Hey, i dunno if you saw it in the other post so i figured i'd put it in a new one, since ur on klonopin, i've been curious, do u drink at all, cuz thats the one thing i havnt done but i'd like too, i mean theres so many warnings, but of course doctors are gonna say that, have u ever drank while on it? i'm on 1mg a day and i culd easily go with 1 mg every other day, so maybe if i dont take it the day im drinking i'd be ok, whatdya think?


----------



## comfortably numb (Mar 6, 2006)

No i dont drink at all now. Im on amitriptyline, seroquel and oxycodone as well as the klonopin so throwing booze into that mix would be asking for a ER visit. Drinking also makes my depression worse.

As for drinking on klonopin i have done it in the past. It is risky business though. I learned the hard way that klonopin is one of the worst benzos to mix booze with. It results it total blackouts. Valium is the easiest benzo to drink on but even that is dodgy.

The thing about drinking on klonopin is that you wont notice that your messed up at first. You will be throwing the booze back and feeling fine then the next thing you know it's 6am and your waking up in your backyard covered in vomit.

Saying that it can be done relatively safely in moderation. Just drink beer absolutly no hard liquor. 1 or 2 beers with 1mg of klonopin is not going to hurt you. The trouble is stopping at those 1 or 2 beers.

All the same you would be better off avoiding mixing benzos with booze. Lots of people have killed themselves on that combo.


----------



## Guest (Oct 5, 2006)

Yea thats true, usually i can go a day without taking it, if im gonna drink that night and i dont take it that day, since its lost its effects wuld it be ok, or no since its still in your system..


----------



## comfortably numb (Mar 6, 2006)

Well going without it for a day and drinking should reduce the interactions there. But it will still be in your system and it will make you get drunk quicker. Klonopin has a half life of 48 hours.

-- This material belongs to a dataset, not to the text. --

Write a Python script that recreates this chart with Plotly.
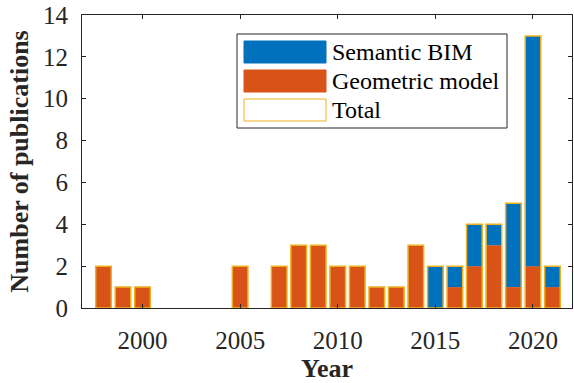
import plotly.graph_objects as go

years = [1998, 1999, 2000, 2005, 2007, 2008, 2009, 2010, 2011, 2012, 2013, 2014,
         2015, 2016, 2017, 2018, 2019, 2020, 2021]
total = [2, 1, 1, 2, 2, 3, 3, 2, 2, 1, 1, 3, 2, 2, 4, 4, 5, 13, 2]
geometric = [2, 1, 1, 2, 2, 3, 3, 2, 2, 1, 1, 3, 0, 1, 2, 3, 1, 2, 1]
semantic = [t - g for t, g in zip(total, geometric)]
legend_labels = ["Semantic BIM", "Geometric model", "Total"]
x_ticks = [2000, 2005, 2010, 2015, 2020]
y_ticks = [0, 2, 4, 6, 8, 10, 12, 14]

BLUE = "#0072BD"
ORANGE = "#D95319"
YELLOW = "#EDB120"
AX = "#262626"
FONT = "Liberation Serif, Times New Roman, serif"

W, H = 574, 383
L, R, T, B = 82, 2, 15, 75
PW, PH = W - L - R, H - T - B


def px(x):
    return (x - L) / PW


def py(y):
    return (H - B - y) / PH


fig = go.Figure()
fig.add_trace(go.Bar(x=years, y=geometric, marker=dict(color=ORANGE, line=dict(width=0)),
                     width=0.8, name=legend_labels[1], showlegend=False))
fig.add_trace(go.Bar(x=years, y=semantic, base=geometric,
                     marker=dict(color=BLUE, line=dict(width=0)),
                     width=0.8, name=legend_labels[0], showlegend=False))
fig.add_trace(go.Bar(x=years, y=total, marker=dict(color="rgba(0,0,0,0)", line=dict(color=YELLOW, width=1.5)),
                     width=0.8, name=legend_labels[2], showlegend=False))

axis_common = dict(showline=True, mirror="ticks", linecolor=AX, linewidth=1,
                   ticks="inside", tickcolor=AX, ticklen=4, tickwidth=1,
                   showgrid=False, zeroline=False, automargin=False,
                   tickfont=dict(family=FONT, size=25, color=AX))

fig.update_layout(
    width=W, height=H, barmode="overlay",
    margin=dict(l=L, r=R, t=T, b=B),
    paper_bgcolor="white", plot_bgcolor="white",
    xaxis=dict(range=[1996.9, 2022], tickvals=x_ticks, ticklabelstandoff=10,
               title=dict(text="<b>Year</b>", font=dict(family=FONT, size=26, color=AX), standoff=4),
               **axis_common),
    yaxis=dict(range=[0, 14], tickvals=y_ticks, ticklabelstandoff=8,
               title=dict(text="<b>Number of publications</b>", font=dict(family=FONT, size=26, color=AX), standoff=6),
               **axis_common),
    showlegend=False,
)

shapes = []
annotations = []
# legend box
shapes.append(dict(type="rect", xref="paper", yref="paper", x0=px(237), x1=px(507), y0=py(128), y1=py(34),
                   line=dict(color=AX, width=1), fillcolor="white", layer="above"))
sw = [(41, 63, BLUE, BLUE), (70, 92, ORANGE, ORANGE), (99, 121, "white", YELLOW)]
for (y0, y1, fc, lc), lab in zip(sw, legend_labels):
    shapes.append(dict(type="rect", xref="paper", yref="paper", x0=px(244), x1=px(326), y0=py(y1), y1=py(y0),
                       line=dict(color=lc, width=1), fillcolor=fc, layer="above"))
    annotations.append(dict(xref="paper", yref="paper", x=px(330), y=py((y0 + y1) / 2), text=lab,
                            showarrow=False, xanchor="left", yanchor="middle",
                            font=dict(family=FONT, size=24, color="black")))
fig.update_layout(shapes=shapes, annotations=annotations)

fig.write_html("out.html", config={"displayModeBar": False},
               post_script="document.body.style.margin='0';document.body.style.overflow='hidden';")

Also there is a added danger when you skip your dose of klonopin and then drink. Alcohol is a gaba agonist kinda like klonopin. Alcohol also works on other neurotransmitters as well. When alcohol leaves your system your seizure threshold is lowered and if you havent taken your dose of klonopin the risk of having a seizure goes way up since klonopin has anti-seizure properties as well.

This is only a concern if youve been taking klonopin regularly for awile. If youve been taking it for longer then 2 weeks or so i would risk it.


----------



## Guest (Oct 5, 2006)

I've been on it for longer then 2 weeks, i guess i've just gotta accept my drinking days are over, until i'm off of it at least


----------



## comfortably numb (Mar 6, 2006)

Ya drinking is not good if you have any anxiety or dp/dr problems anyway. Trust me on that i self medicated with booze for years and it only made me worse.

Your better off just not drinking at all on klonopin it is risky. 1 or 2 beers wont hurt but the problem is stopping at 1 or 2 beers. I dont even know your tolerance to booze or klonopin so even that little amount could get you loaded. I had a very high tolerance for booze so im not a good guide to go by. I used to be able to finish off a 40oz bottle of rum, vodka or whiskey in a single night and then go to the bar and keep drinking till closing time or i ran out of money.

Also for some reason i found that klonopin and booze gives a shitty buzz when mixed together. It seems to diminish the high. It just makes you feel slopy drunk with no real euphoria.

Also look on the bright side of not drinking. You have a much better chance of getting laid when your sober and you get to laugh at all the drunken idiots.


----------



## Guest (Oct 5, 2006)

Hahaha that's very true


----------